Als Ursache des Natriumaustritts wird eine undichte Schweißnaht vermutet. Die Reparatur des defekten Brüters dürfte Monate, wenn nicht gar Jahre dauern. Wie Forschungsminister Urano am 11.12. nach einer Besichtigung der Anlage erklärte, will Japan weiterhin an der Brüter-Technologie festhalten. Zuvor hatte die japanische Kommission für Nuklearsicherheit den Natriumaustritt als "sehr schwerwiegend" bezeichnet und eine regierungsunabhängige Untersuchung gefordert (FR, 11.12. u. 12.12.; FAZ, 12.12.; Spiegel, 18.12.).

In Deutschland war schon 1974 mit dem Bau eines natriumgekühlten Schnellen Brüters begonnen wurden, der wie die Anlage in Monju eine Leistung von 280 MW haben sollte. Der Prototyp bei Kalkar am Niederrhein wurde aber nie vollendet, was zum großen Teil mit den Problemen bei der Natriumkühlung zusammenhing. Auf dem Gelände bei Kalkar soll jetzt ein Freizeitpark errichtet werden (siehe 951006). Nachdem sich Großbritannien aus der Brüter-Technologie zurückgezogen hat (siehe 921117) und Frankreich seinen störanfälligen "Superphénix" nur noch zu Forschungszwecken betreiben will (siehe 940312), ist Japan das einzige Land, das noch auf die Brüter-Technologie setzt.

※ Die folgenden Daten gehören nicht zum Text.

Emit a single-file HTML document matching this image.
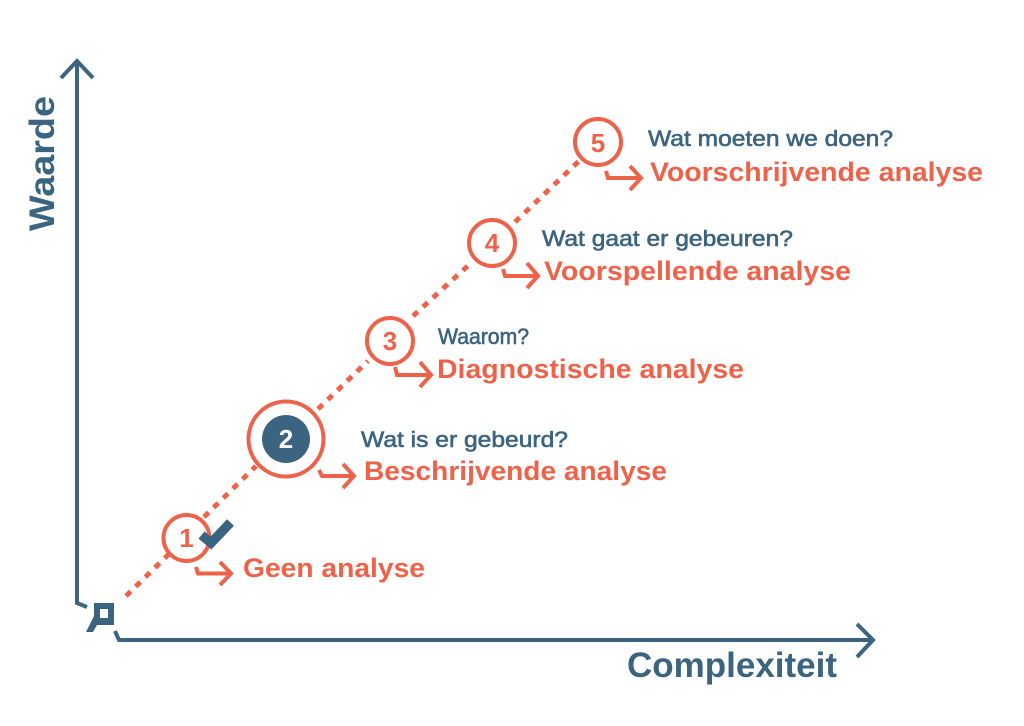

Die Anlage in Monju war bereits vor ihrer Inbetriebnahme in die Schlagzeilen geraten, als sie mit Plutonium aus der Wiederaufarbeitungsanlage La Hague bestückt wurde, das ein Frachtschiff unter weltweiten Protesten von Frankreich nach Japan brachte (siehe 921118).

Die Frankfurter Allgemeine (12.12.) kommentierte: "Der Störfall in dem japanischen Reaktor Monju zeigt wieder einmal, wie schwer es ist, die Technik des Schnellen Brutreaktors zu beherrschen. Auch in Frankreich ist das vielfach sichtbar geworden. ... Für einen kommerziellen Betrieb ist das keine gute Grundlage."

In der tageszeitung (13.12.) hieß es: "Im Jahr 2010 wollten japanische Atomtechniker ihren ersten kommerziellen Großbrüter bauen. Nun holen sie die Erfahrungen nach, die andere lange hinter sich haben. Wer nicht hören will, muß fühlen. Das Brüter-Konzept ist nicht nur ökonomisch, es ist auch technisch gescheitert. Das heiße Metall Natrium taugt weniger als Kühlmittel denn als zuverlässiges Abschaltsystem für den Brüter-Irrweg insgesamt."